Harvard's response to this deeply felt need is the Achievement Gap Initiative (AGI). Launched under McCartney's predecessor as dean, Ellen Condliffe Lagemann, the AGI is a University-wide research endeavor, with an emphasis on practice-based projects in schools.

The goal is to "convene the right people at the table, foundations and scholars," McCartney says, to do the research that finds practical answers and then disseminate those findings. She is even thinking that some of the "right people" to convene may be outside academia altogether.

She observes, "There is very good evidence that early interventions work," she continues, expressing hope that Harvard will soon be able to start working with communities and families on programs involving children as young as three years old.

She points to the work of Professor Catherine Snow on literacy skills in young children.

Snow has found that some children are behind before they even start school.

"The achievement gap is visible by the time children are four years old, as revealed in differential performance on assessments of vocabulary and emergent literacy skills," Snow says, explaining that these are the skills that predict performance on conventional literacy assessments in first grade, and on reading comprehension tests later on.

"In other words, a small initial gap can grow if it makes learning to read a big challenge and depresses enjoyment in reading," she says. "However, it is also relatively easy to help kids catch up during the early years, with excellent instruction and with appropriate attention to the domains of greatest need."

The current AGI faculty co-chairs are Ronald F. Ferguson, the AGI Director and a lecturer in public policy at the Kennedy School of Government; HGSE Professor Richard J. Murnane;  and Charles J. Ogletree, director of the Charles Hamilton Houston Institute for Race and Justice at Harvard Law School.

According to Ferguson, the AGI is very much in a "planning mode" at the moment. Grants have already been made to fund some faculty research projects, he explains:

  1. An inquiry into why the achievement gap, as measured by the National Assessment of Educational Progress, widened during the 1990s after narrowing for some years before.
  2. Research into "stereotype anxiety," which some scholars posit may hinder the academic performance of some nonwhite students.
  3. A book on "everyday antiracism," practical strategies for teachers and school administrators striving to treat their students sensitively and fairly.

The three major themes Ferguson wants to pursue are parenting, youth culture, and instruction. He wants to look into "home intellectual practices" as well as the social pressures within the youth culture "to try to understand and influence them, to get a clear idea of what's going on there."

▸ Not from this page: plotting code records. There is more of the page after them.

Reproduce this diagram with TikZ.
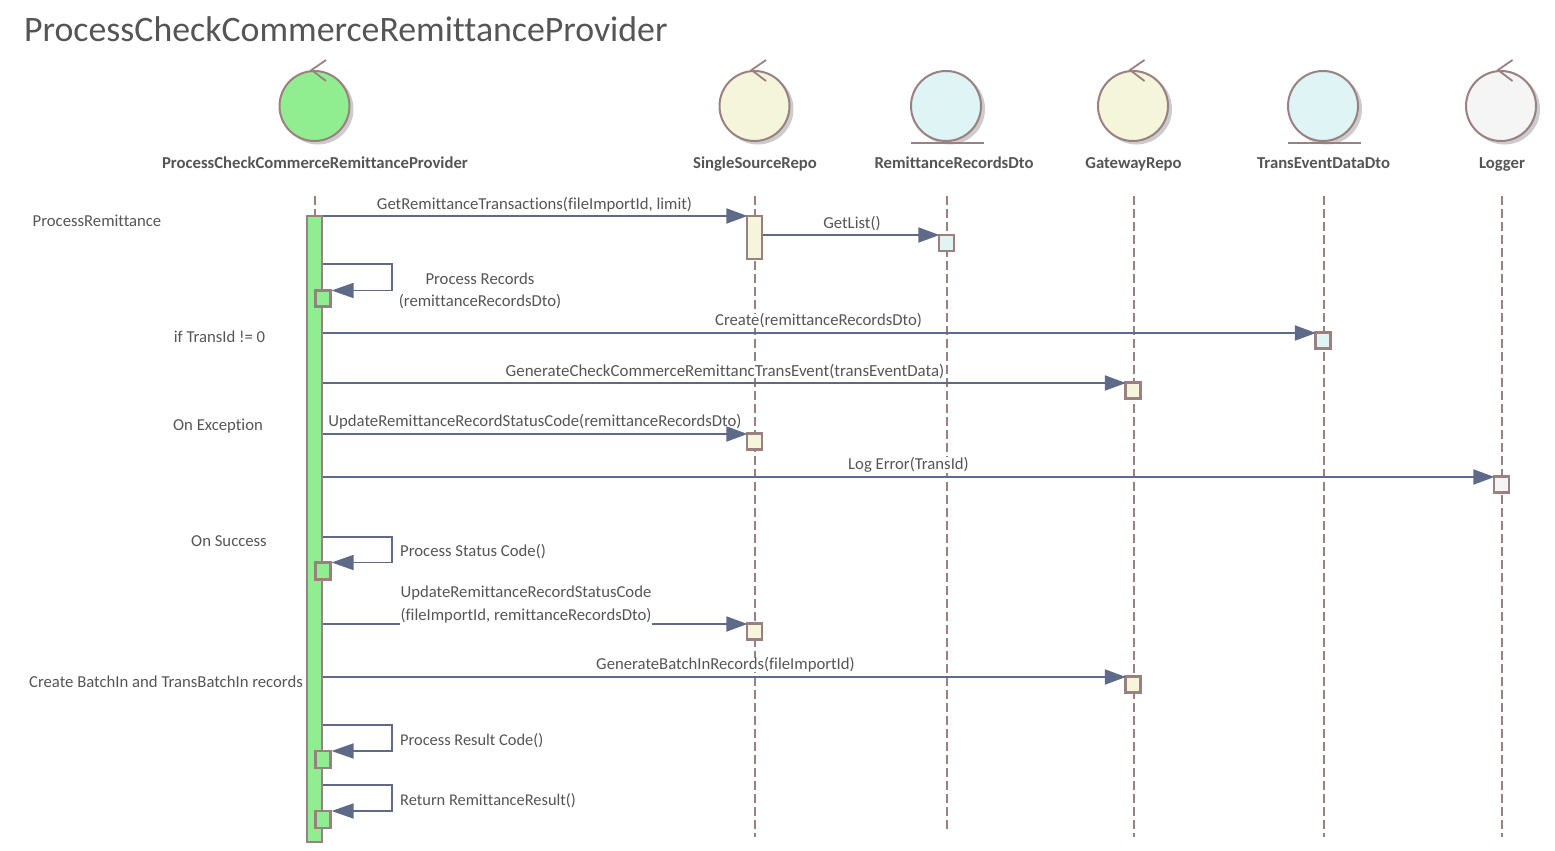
\documentclass[tikz,border=0pt]{standalone}
\usepackage{fontspec}
\setmainfont{Carlito}[Ligatures=NoCommon]
\usetikzlibrary{arrows.meta}
\definecolor{edgec}{HTML}{9A8080}
\definecolor{msgc}{HTML}{5E6A88}
\definecolor{textc}{HTML}{555555}
\definecolor{shadowc}{HTML}{CCCCCC}
\definecolor{greenc}{HTML}{90EE90}
\definecolor{creamc}{HTML}{F5F5DC}
\definecolor{bluec}{HTML}{DFF5F5}
\definecolor{greyc}{HTML}{F5F5F5}
\tikzset{
 figure/.style={circle,draw=edgec,line width=2pt,minimum size=70pt,inner sep=0pt},
 shade/.style={circle,fill=shadowc,minimum size=71pt,inner sep=0pt},
 nameLabel/.style={font=\fontsize{16.7}{18}\selectfont\bfseries,text=textc,inner sep=0pt,anchor=base},
 lbl/.style={font=\fontsize{16.7}{18}\selectfont,text=textc,inner sep=0pt,align=center,fill=white,yshift=-1pt},
 notelbl/.style={font=\fontsize{16.7}{18}\selectfont,text=textc,inner sep=0pt,align=center},
 life/.style={draw=edgec,line width=1.9pt,dash pattern=on 9pt off 4pt},
 actbox/.style={draw=edgec,line width=2.2pt,rectangle,inner sep=0pt,minimum width=15pt},
 msg/.style={draw=msgc,line width=1.8pt,shorten >=-1.5pt,-{Triangle[length=21pt,width=15pt,fill=msgc]}},
 selfmsg/.style={draw=msgc,line width=1.8pt,-{Triangle[length=22pt,width=15pt,fill=msgc]}},
 ctl/.style={draw=edgec,line width=1.8pt},
 plainmsg/.style={draw=msgc,line width=1.8pt}
}
\begin{document}
\begin{tikzpicture}[x=1pt,y=-1pt]
\useasboundingbox (0,0) rectangle (1555,851);
\node[anchor=west,inner sep=0pt,text=textc,font=\fontsize{35.8}{40}\selectfont] (title) at (24,29) {ProcessCheckCommerceRemittanceProvider};

% shadows
\foreach \x in {315,755,946.5,1133.5,1323.5,1501.5}
  \node[shade] at (\x+3,109) {};

% figures
\node[figure,fill=greenc] (p) at (314.5,106) {};
\node[figure,fill=creamc] (s) at (754.5,106) {};
\node[figure,fill=bluec] (r) at (946,106) {};
\node[figure,fill=creamc] (g) at (1133,106) {};
\node[figure,fill=bluec] (t) at (1323,106) {};
\node[figure,fill=greyc] (l) at (1501,106) {};

% control marks
\foreach \n/\x in {p/314.5,s/754.5,g/1133,l/1501}{
  \draw[ctl] (\x+11.5,60) -- (\n.north -| \x-3,0) -- (\x+11.5,81);
}
% entity bars
\coordinate (rb1) at (911,143); \coordinate (rb2) at (984,143);
\coordinate (tb1) at (1288,143); \coordinate (tb2) at (1361,143);
\draw[edgec,line width=1.8pt] (rb1) -- (rb2);
\draw[edgec,line width=1.8pt] (tb1) -- (tb2);

% names
\node[nameLabel] (pn) at (315,168) {ProcessCheckCommerceRemittanceProvider};
\node[nameLabel] (sn) at (755,168) {SingleSourceRepo};
\node[nameLabel] (rn) at (954,168) {RemittanceRecordsDto};
\node[nameLabel] (gn) at (1133.5,168) {GatewayRepo};
\node[nameLabel] (tn) at (1323.5,168) {TransEventDataDto};
\node[nameLabel] (ln) at (1502,168) {Logger};

% lifelines
\coordinate (pl1) at (315,196); \coordinate (pl2) at (315,216);
\coordinate (sl1) at (755,196); \coordinate (sl2) at (755,837);
\coordinate (rl1) at (947,196); \coordinate (rl2) at (947,831);
\coordinate (gl1) at (1134,196); \coordinate (gl2) at (1134,837);
\coordinate (tl1) at (1324,196); \coordinate (tl2) at (1324,837);
\coordinate (ll1) at (1502,196); \coordinate (ll2) at (1502,837);
\foreach \a/\b in {pl1/pl2,sl1/sl2,rl1/rl2,gl1/gl2,tl1/tl2,ll1/ll2}
  \draw[life] (\a) -- (\b);

% activations
\node[actbox,fill=greenc,minimum height=626pt] (mainA) at (314.5,529) {};
\node[actbox,fill=creamc,minimum height=43pt] (s1) at (754.5,237.5) {};
\node[actbox,fill=bluec,minimum height=16pt] (r1) at (946.5,243) {};
\node[actbox,fill=bluec,minimum height=16pt] (t1) at (1323,340.5) {};
\node[actbox,fill=creamc,minimum height=16pt] (g1) at (1133,390.5) {};
\node[actbox,fill=creamc,minimum height=16pt] (s2) at (754.5,441.5) {};
\node[actbox,fill=greyc,minimum height=16pt] (l1) at (1501.5,484.5) {};
\node[actbox,fill=creamc,minimum height=16pt] (s3) at (754.5,631.5) {};
\node[actbox,fill=creamc,minimum height=16pt] (g2) at (1133,684.5) {};
\node[actbox,fill=greenc,minimum height=16pt] (n1) at (323,298.5) {};
\node[actbox,fill=greenc,minimum height=17pt] (n2) at (323,571) {};
\node[actbox,fill=greenc,minimum height=17pt] (n3) at (323,759.5) {};
\node[actbox,fill=greenc,minimum height=17pt] (n4) at (323,819.5) {};

% message labels (white behind the text, above the lifelines)
\node[lbl] (upd) at (526,603.5) {UpdateRemittanceRecordStatusCode\\[5pt](fileImportId, remittanceRecordsDto)};
\node[lbl] (a1) at (534.5,204) {GetRemittanceTransactions(fileImportId, limit)};
\node[lbl] (a2) at (852,223) {GetList()};
\node[lbl] (a3) at (480,290) {Process Records\\[4pt](remittanceRecordsDto)};
\node[lbl] (a4) at (818.5,320) {Create(remittanceRecordsDto)};
\node[lbl,font=\fontsize{16.9}{18}\selectfont] (a5) at (725,370) {GenerateCheckCommerceRemittancTransEvent(transEventData)};
\node[lbl] (a6) at (535,421) {UpdateRemittanceRecordStatusCode(remittanceRecordsDto)};
\node[lbl] (a7) at (908.5,464) {Log Error(TransId)};
\node[lbl,anchor=west] (a8) at (400,551) {Process Status Code()};
\node[lbl] (a9) at (725.5,664) {GenerateBatchInRecords(fileImportId)};
\node[lbl,anchor=west,font=\fontsize{16.4}{18}\selectfont] (a10) at (400,740) {Process Result Code()};
\node[lbl,anchor=west,font=\fontsize{16.4}{18}\selectfont] (a11) at (400,800) {Return RemittanceResult()};

% messages
\draw[msg] (mainA.east |- 0,216) -- (s1.west |- 0,216);
\draw[msg] (s1.east |- 0,235) -- (r1.west |- 0,235);
\draw[msg] (mainA.east |- 0,333) -- (t1.west |- 0,333);
\draw[msg] (mainA.east |- 0,383) -- (g1.west |- 0,383);
\draw[msg] (mainA.east |- 0,434) -- (s2.west |- 0,434);
\draw[msg] (mainA.east |- 0,477) -- (l1.west |- 0,477);
\draw[msg] (mainA.east |- 0,677) -- (g2.west |- 0,677);

% self messages
\draw[selfmsg] (mainA.east |- 0,264) -- (392,264) -- (392,290.5) -- (n1.east |- 0,290.5);
\draw[selfmsg] (mainA.east |- 0,537) -- (392,537) -- (392,562.5) -- (n2.east |- 0,562.5);
\draw[selfmsg] (mainA.east |- 0,725) -- (392,725) -- (392,751) -- (n3.east |- 0,751);
\draw[selfmsg] (mainA.east |- 0,785) -- (392,785) -- (392,811) -- (n4.east |- 0,811);

% broken message
\draw[plainmsg] (mainA.east |- 0,624) -- (upd.west |- 0,624);
\draw[msg] (upd.east |- 0,624) -- (s3.west |- 0,624);

% notes
\node[notelbl] (b1) at (97,221) {ProcessRemittance};
\node[notelbl] (b2) at (219.5,337) {if TransId != 0};
\node[notelbl] (b3) at (218,426) {On Exception};
\node[notelbl] (b4) at (229,541) {On Success};
\node[notelbl] (b5) at (166,682) {Create BatchIn and TransBatchIn records};
\end{tikzpicture}
\end{document}
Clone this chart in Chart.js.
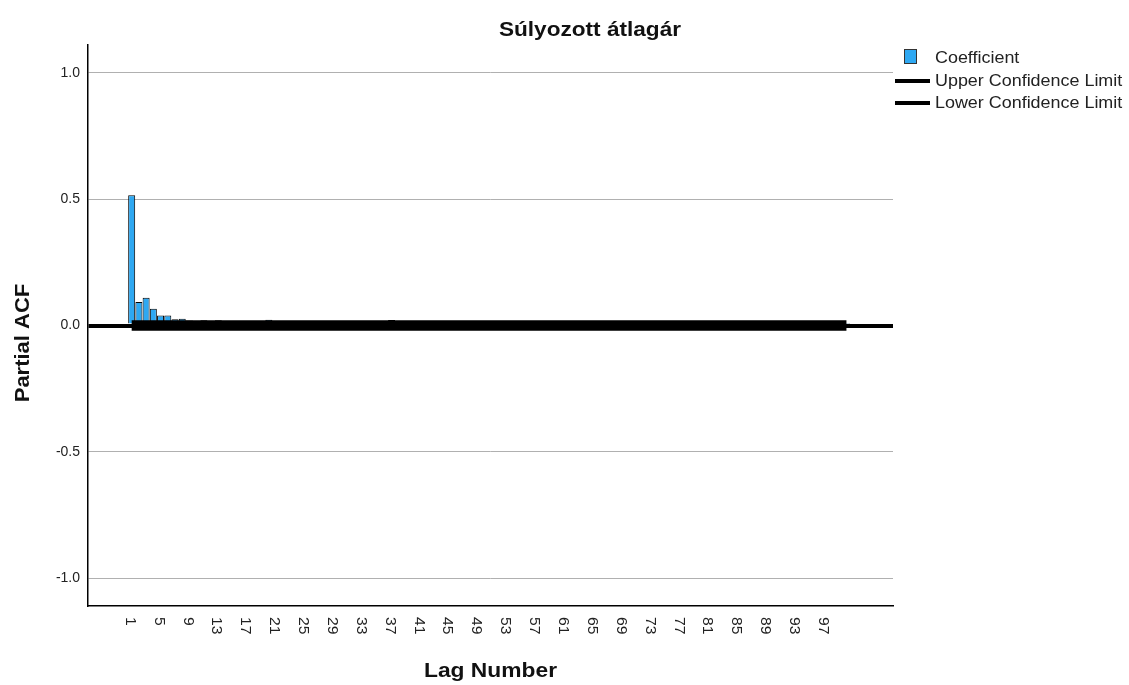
<!DOCTYPE html>
<html>
<head>
<meta charset="utf-8">
<script src="https://cdn.jsdelivr.net/npm/chart.js@4"></script>
<style>
  body { margin: 0; background: #fff; }
  #wrap { width: 1129px; height: 685px; }
</style>
</head>
<body>
<div id="wrap"><canvas id="pacfChart" width="1129" height="685"></canvas></div>
<script>
const chartTitle = 'Súlyozott átlagár';
const xTitle = 'Lag Number';
const yTitle = 'Partial ACF';
const legendLabels = ['Coefficient', 'Upper Confidence Limit', 'Lower Confidence Limit'];

const lags = [];
for (let i = 1; i <= 100; i++) lags.push(i);

const coefficient = [
    0.515, 0.093, 0.110, 0.066, 0.040, 0.040, 0.025, 0.027, 0.020, 0.015,
    0.021, 0.012, 0.021, 0.009, 0.011, 0.008, 0.012, 0.010, 0.007, 0.023,
    0.009, 0.006, 0.011, 0.008, 0.010, 0.007, 0.005, 0.009, 0.008, 0.006,
    0.010, 0.007, 0.009, 0.005, 0.008, 0.006, 0.022, 0.008, 0.007, 0.010,
    0.006, 0.008, 0.005, 0.009, 0.007, 0.006, 0.008, 0.010, 0.005, 0.007,
    0.009, 0.006, 0.008, 0.004, 0.007, 0.009, 0.006, 0.005, 0.008, 0.007,
    0.006, 0.009, 0.005, 0.007, 0.008, 0.006, 0.004, 0.007, 0.009, 0.005,
    0.006, 0.008, 0.007, 0.005, 0.006, 0.009, 0.004, 0.007, 0.006, 0.008,
    0.005, 0.007, 0.006, 0.004, 0.008, 0.006, 0.005, 0.007, 0.006, 0.004,
    0.007, 0.005, 0.006, 0.008, 0.004, 0.006, 0.005, 0.007, 0.004, 0.006
];
const upperLimit = lags.map(() => 0.0125);
const lowerLimit = lags.map(() => -0.0125);

const xTickLabels = [1, 5, 9, 13, 17, 21, 25, 29, 33, 37, 41, 45, 49, 53, 57, 61, 65, 69, 73, 77, 81, 85, 89, 93, 97];
const yTickValues = [-1.0, -0.5, 0.0, 0.5, 1.0];

const fontFamily = '"Liberation Sans", Arial, sans-serif';
const barColor = '#2ea8f2';

const toPoints = (values) => values.map((v, i) => ({ x: lags[i], y: v }));

// SPSS text looks a bit wider than Arial, so stretch it along the reading direction
function stretchedText(ctx, text, x, y, angle, stretch) {
    ctx.save();
    ctx.translate(x, y);
    ctx.rotate(angle);
    ctx.scale(stretch, 1);
    ctx.fillText(text, 0, 0);
    ctx.restore();
}

const textPlugin = {
    id: 'spssText',
    afterDraw(chart) {
        const ctx = chart.ctx;
        const xScale = chart.scales.x;
        const area = chart.chartArea;
        ctx.save();
        ctx.fillStyle = '#111';
        ctx.textAlign = 'center';
        ctx.textBaseline = 'middle';

        ctx.font = 'bold 20px ' + fontFamily;
        stretchedText(ctx, chartTitle, 590, 30, 0, 1.13);
        stretchedText(ctx, xTitle, (area.left + area.right) / 2, 671, 0, 1.14);
        stretchedText(ctx, yTitle, 23, 343, -Math.PI / 2, 1.1);

        ctx.font = '14px ' + fontFamily;
        ctx.fillStyle = '#222';
        ctx.textAlign = 'left';
        for (let i = 0; i < xTickLabels.length; i++) {
            const px = xScale.getPixelForValue(xTickLabels[i]) - 2;
            stretchedText(ctx, String(xTickLabels[i]), px, 617, Math.PI / 2, 1.12);
        }

        // legend
        ctx.font = '16px ' + fontFamily;
        ctx.fillStyle = barColor;
        ctx.fillRect(904, 49, 13, 15);
        ctx.strokeStyle = '#333';
        ctx.lineWidth = 1;
        ctx.strokeRect(904.5, 49.5, 12, 14);
        ctx.fillStyle = '#222';
        stretchedText(ctx, legendLabels[0], 935, 59, 0, 1.12);
        ctx.strokeStyle = '#000';
        ctx.lineWidth = 4;
        ctx.beginPath();
        ctx.moveTo(895, 81);
        ctx.lineTo(930, 81);
        ctx.moveTo(895, 103);
        ctx.lineTo(930, 103);
        ctx.stroke();
        stretchedText(ctx, legendLabels[1], 935, 82, 0, 1.12);
        stretchedText(ctx, legendLabels[2], 935, 104, 0, 1.12);
        ctx.restore();
    }
};

const ctx = document.getElementById('pacfChart');
const myChart = new Chart(ctx, {
    type: 'bar',
    data: {
        datasets: [
            {
                type: 'line',
                label: legendLabels[1],
                data: toPoints(upperLimit),
                borderColor: '#000',
                borderWidth: 4,
                pointRadius: 0,
                order: 0,
            },
            {
                type: 'line',
                label: legendLabels[2],
                data: toPoints(lowerLimit),
                borderColor: '#000',
                borderWidth: 4,
                pointRadius: 0,
                order: 0,
            },
            {
                label: legendLabels[0],
                data: toPoints(coefficient),
                backgroundColor: barColor,
                borderColor: '#000',
                borderWidth: 1,
                barPercentage: 1,
                categoryPercentage: 0.97,
                order: 1,
            },
        ],
    },
    options: {
        responsive: false,
        animation: false,
        devicePixelRatio: 1,
        layout: {
            padding: { top: 45, right: 236, left: 0, bottom: 0 },
        },
        plugins: {
            legend: { display: false },
            title: { display: false },
            tooltip: { enabled: false },
        },
        scales: {
            x: {
                type: 'linear',
                offset: false,
                min: -5.05,
                max: 106.45,
                grid: { display: false, drawTicks: false },
                border: { display: true, color: '#000', width: 1.5 },
                ticks: { display: false },
                afterFit: (scale) => { scale.height = 79; },
            },
            y: {
                min: -1.11,
                max: 1.11,
                afterBuildTicks: (scale) => {
                    scale.ticks = yTickValues.map((v) => ({ value: v }));
                },
                grid: {
                    drawTicks: false,
                    color: (c) => (c.tick && c.tick.value === 0 ? '#000' : '#b0b0b0'),
                    lineWidth: (c) => (c.tick && c.tick.value === 0 ? 4 : 1),
                },
                border: { display: true, color: '#000', width: 1.5 },
                ticks: {
                    padding: 8,
                    color: '#222',
                    font: { family: fontFamily, size: 14 },
                    callback: (v) => Number(v).toFixed(1),
                },
                afterFit: (scale) => { scale.width = 88; },
            },
        },
    },
    plugins: [textPlugin],
});
</script>
</body>
</html>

He adds that he would like to "help kids to go the balcony and look down on their own youth culture" to see how it is affecting academic achievement.

Under the heading of "instruction," Ferguson also wants to focus on "cultural competence," phrase often heard nowadays to describe that quality of teachers who "understand enough the culture of the homes from which their students come that they can adapt their instruction to their students' predispositions," he explains.

Everyone understands that children respond in the classroom according to their different backgrounds, he adds. "But what's often absent is a clear articulation of what those differences are."

That lack is one of the knowledge gaps he is hoping to see filled by research in the context of the Achievement Gap Initiative.